Your E-Book Is Reading You

I don’t have a Kindle or any other kind of e-book. I prefer paper to plastic when it comes to a “screen.” I’ve said it before in other forums, but the ideal electronic book for me would be a paperback-like object — one that was bendable, smelled like paper and had 200 or so pages — but that worked like an e-book. You could download your favorite novel or story collection to this little gadget, enjoy it’s bookiness and still have all of the advantages of an electronic book.

And just what are those advantages? From the reader’s point of view, an e-book weighs the same no matter how many titles it contains. It takes up very little space. It’s easy to buy books with and, if it’s a newer version, allows a person to surf the Internet and do many of the things that a laptop allows.

Readers of literary fiction quit books more often and tend to skip around between books.
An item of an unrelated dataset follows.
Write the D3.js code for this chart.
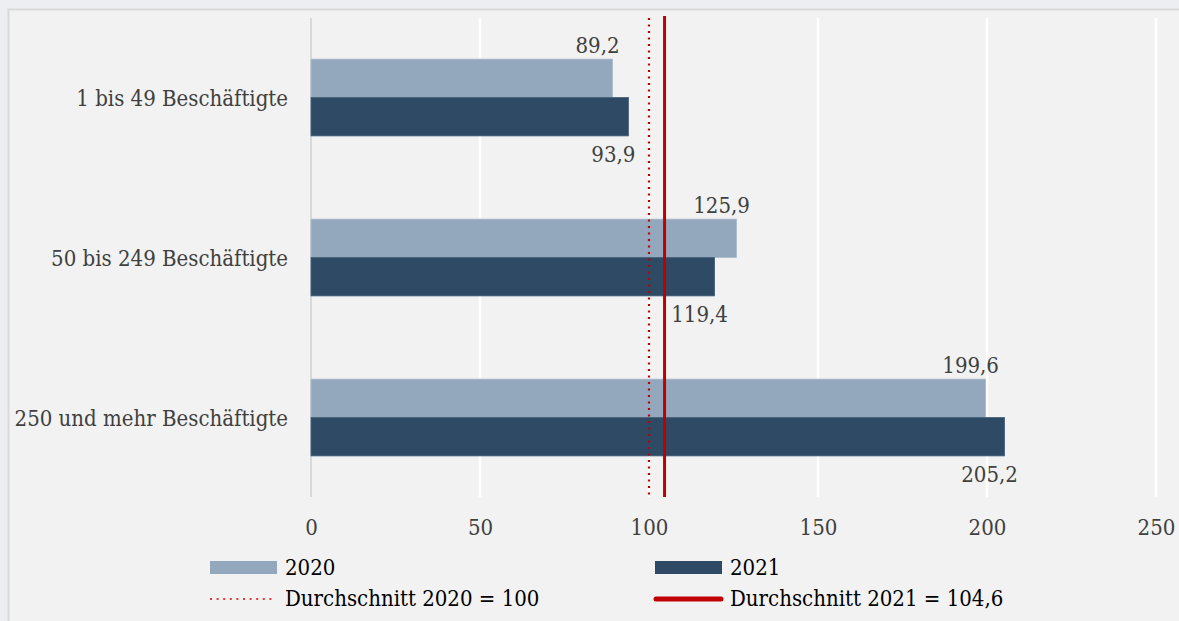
<!DOCTYPE html>
<html>
<head>
<meta charset="utf-8">
<script src="https://cdn.jsdelivr.net/npm/d3@7"></script>
<style>
  body { margin: 0; background: #edeef2; }
  svg { display: block; }
  text { font-family: "DejaVu Serif Condensed", "DejaVu Serif", serif; font-stretch: condensed; }
</style>
</head>
<body>
<div id="chart"></div>
<script>
// Chart data
var categories = ["1 bis 49 Beschäftigte", "50 bis 249 Beschäftigte", "250 und mehr Beschäftigte"];
var values2020 = [89.2, 125.9, 199.6];
var values2021 = [93.9, 119.4, 205.2];
var avg2020 = 100;
var avg2021 = 104.6;
var xTicks = [0, 50, 100, 150, 200, 250];
var seriesNames = ["2020", "2021"];
var legendLines = ["Durchschnitt 2020 = 100", "Durchschnitt 2021 = 104,6"];

var svgWidth = 1179;
var svgHeight = 621;
var fontSize = 22;
var colors = { "2020": "#93a8bc", "2021": "#2e4a65" };
var red = "#c00000";
var fmt = function(v) { return d3.format(".1f")(v).replace(".", ","); };

var svg = d3.select("#chart")
  .append("svg")
  .attr("width", svgWidth)
  .attr("height", svgHeight);

// chart area with border
svg.append("rect")
  .attr("x", 8.5).attr("y", 9.5)
  .attr("width", svgWidth).attr("height", svgHeight)
  .attr("fill", "#f2f2f2")
  .attr("stroke", "#d9d9d9")
  .attr("stroke-width", 2);

// Scales
var x = d3.scaleLinear().domain([0, 250]).range([311, 1156]);
var y = d3.scaleBand().domain(categories).range([17.5, 497.5])
  .paddingInner(0.52).paddingOuter(0.26);
var ySub = d3.scaleBand().domain(seriesNames).range([0, y.bandwidth()]);

// Gridlines
svg.append("g").selectAll("line")
  .data(xTicks.slice(1))
  .enter().append("line")
  .attr("x1", d => x(d)).attr("x2", d => x(d))
  .attr("y1", 18).attr("y2", 497)
  .attr("stroke", "#ffffff")
  .attr("stroke-width", 2.5);

// x axis labels
var xAxis = svg.append("g")
  .attr("transform", "translate(0,497)")
  .call(d3.axisBottom(x).tickValues(xTicks).tickSize(0).tickPadding(22).tickFormat(d3.format("d")));
xAxis.select(".domain").remove();
xAxis.selectAll("text")
  .attr("font-size", fontSize)
  .attr("fill", "#404040")
  .attr("font-family", null);

// y axis line at zero
svg.append("line")
  .attr("x1", x(0)).attr("x2", x(0))
  .attr("y1", 18).attr("y2", 497)
  .attr("stroke", "#d9d9d9")
  .attr("stroke-width", 2);

// Category labels
svg.append("g").selectAll("text")
  .data(categories)
  .enter().append("text")
  .attr("x", 288)
  .attr("y", d => y(d) + y.bandwidth() / 2)
  .attr("dy", "0.38em")
  .attr("text-anchor", "end")
  .attr("font-size", fontSize)
  .attr("fill", "#404040")
  .text(d => d);

// Bars
var rows = categories.map(function(c, i) {
  return [{ cat: c, s: "2020", v: values2020[i] }, { cat: c, s: "2021", v: values2021[i] }];
});
var flat = [].concat.apply([], rows);

svg.append("g").selectAll("rect")
  .data(flat)
  .enter().append("rect")
  .attr("x", x(0))
  .attr("y", d => y(d.cat) + ySub(d.s))
  .attr("width", d => x(d.v) - x(0))
  .attr("height", ySub.bandwidth())
  .attr("fill", d => colors[d.s])
  .attr("stroke", d => d.s === "2020" ? "#a9bccc" : "#44607a")
  .attr("stroke-width", 0.8);

// Value labels
svg.append("g").selectAll("text")
  .data(flat)
  .enter().append("text")
  .attr("x", d => x(d.v) - 15)
  .attr("y", d => d.s === "2020" ? y(d.cat) - 6 : y(d.cat) + y.bandwidth() + 26)
  .attr("text-anchor", "middle")
  .attr("font-size", fontSize)
  .attr("fill", "#404040")
  .text(d => fmt(d.v));

// Average lines
svg.append("line")
  .attr("x1", x(avg2020)).attr("x2", x(avg2020))
  .attr("y1", 18).attr("y2", 497)
  .attr("stroke", red)
  .attr("stroke-width", 2.2)
  .attr("stroke-dasharray", "2,4.5");
svg.append("line")
  .attr("x1", x(avg2021)).attr("x2", x(avg2021))
  .attr("y1", 16).attr("y2", 497)
  .attr("stroke", red)
  .attr("stroke-width", 3);

// Legend
var legend = svg.append("g");
var legendX = [210, 655];
seriesNames.forEach(function(s, i) {
  legend.append("rect")
    .attr("x", legendX[i]).attr("y", 561)
    .attr("width", 67).attr("height", 13)
    .attr("fill", colors[s]);
  legend.append("text")
    .attr("x", legendX[i] + 75).attr("y", 575)
    .attr("font-size", fontSize)
    .attr("fill", "#000")
    .text(s);
});
legend.append("line")
  .attr("x1", 210).attr("x2", 276)
  .attr("y1", 599).attr("y2", 599)
  .attr("stroke", "#e03a3a")
  .attr("stroke-width", 2)
  .attr("stroke-dasharray", "2,4.6");
legend.append("line")
  .attr("x1", 656).attr("x2", 721)
  .attr("y1", 599).attr("y2", 599)
  .attr("stroke", red)
  .attr("stroke-width", 5)
  .attr("stroke-linecap", "round");
legendLines.forEach(function(t, i) {
  legend.append("text")
    .attr("x", legendX[i] + 75).attr("y", 606)
    .attr("font-size", fontSize)
    .attr("fill", "#000")
    .text(t);
});
</script>
</body>
</html>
From the publishers point of view, e-books are a God-send. They capture data from the user that provides a wealth of information into book-buying habits. Publishers know how many people buy a book, when they make the purchase, how intensely they read it and what they do after they’ve finished reading it, just to name a few.

In this Wall Street Journal article, Alexandra Alter writes, “Data collected from Nooks reveals, for example, how far readers get in particular books, how quickly they read and how readers of particular genres engage with books. Jim Hilt, the company’s vice president of e-books, says the company is starting to share their insights with publishers to help them create books that better hold people’s attention.”

Here’s more from that article:

“Barnes & Noble has determined, through analyzing Nook data, that nonfiction books tend to be read in fits and starts, while novels are generally read straight through, and that nonfiction books, particularly long ones, tend to get dropped earlier. Science-fiction, romance and crime-fiction fans often read more books more quickly than readers of literary fiction do, and finish most of the books they start. Readers of literary fiction quit books more often and tend to skip around between books.”

This whole e-book movement makes me a little concerned for literary fiction, frankly. I just hope that at the same time the Kindles and Nooks are watching people’s reading habits, they’re also opening up the market and creating a bigger audience for literary fiction. I would hate to see it die with paper.

Photo: kodomut / Flickr Creative Commons

3 Comments on “Your E-Book Is Reading You”

  1. Wow…. as I was reading that quote, it was like someone was talking about me. That’s scary. I don’t want people to profile me by my reading habits. I wish there was an alternative, but for me, I’m going to stick with real books for as long as they last. Then, I’ll probably just start reading only old books. There’s enough of them I’m sure I won’t get through them all.